Karin Breuer is the recently retired Curator in Charge of the Achenbach Foundation for Graphic Arts, Fine Arts Museums of San Francisco. She joined the Museums in 1985 as Assistant Curator and, over the past thirty-eight years, curated more than forty exhibitions at the Legion of Honor and the de Young on subjects as diverse as Richard Diebenkorn’s prints, Henri Matisse’s artist books, and Japanese ukiyo-e.

From 1992–1995 she directed the curatorial effort of the Achenbach Collection Management Project, a massive computer inventory of the collection.  In 2002, she was named Curator of Contemporary Graphic Art and Curator of New de Young planning. For the de Young project, she served as coordinator of the art installation for the 300,000 square foot museum.

In 2007, she succeeded Robert Johnson as Achenbach Curator in Charge. Her FAMSF publication projects include The Expressionist Era in Germany 1900-1933 (1990), Thirty-five Years at Crown Point Press (1997), An American Focus: The Anderson Graphic Arts Collection (2000), Japanesque: The Japanese Print in the Era of Impressionism (2010), Ed Ruscha and the Great American West (2016), Ed Hardy: Deeper than Skin (2019), and Floating World to Modern World: Japanese Prints in Transition (2022).

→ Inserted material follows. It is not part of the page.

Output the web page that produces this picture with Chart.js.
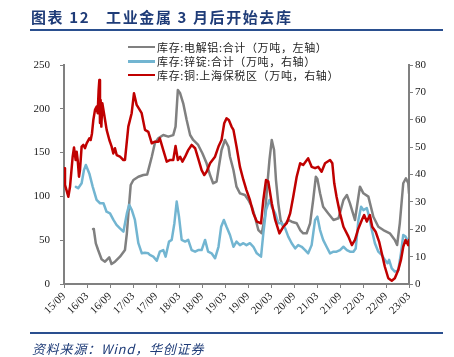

Breuer received her B.A. in Art History from Stanford University and her M.A. in Art History from the University of Wisconsin, Madison.

Rob Hallman

Director, Secretary

Rob Hallman is a Vice President in LinkedIn’s Legal Department, where he leads a team supporting LinkedIn’s Product, AI, Engineering, Business Development and Marketing organizations. Before joining LinkedIn in 2014, Rob was a partner at the law firm of Arnold & Porter. Rob also completed post-graduate degrees and professional certification in Byzantine Studies and Museum Studies at New York University, and was a Research Associate at the Metropolitan Museum of Art, where he worked on two major exhibitions of Byzantine Art and helped plan new permanent galleries housing the Museum’s collection of Byzantine Art.

Morgann Trumbull

Director, Treasurer

Morgann Trumbull is a fine arts professional with expertise in Post-War and Contemporary Art. She specializes in curation, collections management, archival studies, publications, appraisals, and artist relations. Ms. Trumbull worked for Berggruen Gallery in San Francisco from 2013 to 2023, where she was a director for six years. Prior to Berggruen, Ms. Trumbull  worked at Bonhams Auctioneers in San Francisco in the Modern & Contemporary and Print departments. Ms. Trumbull is currently serving her seventh year as a Director on the board of the Achenbach Graphic Arts Council (AGAC) at the Fine Arts Museums of San Francisco. She has also served on the board of the San Francisco Art Dealers Association. Ms. Trumbull has collaborated on many catalogue raisonné and research projects for the Richard Diebenkorn Foundation, the Helen Frankenthaler Foundation, the Willem de Kooning Foundation, the Roy Lichtenstein Foundation, the Estate of Nathan Oliveira, and the Wayne Thiebaud Foundation. She has assisted with retrospective exhibitions for many of the aforementioned artist foundations, as well as for Chuck Close, Bridget Riley and Peter Saul. Ms. Trumbull earned her B.A. in Art History, with a minor in Medieval and Renaissance Studies, from Santa Clara University.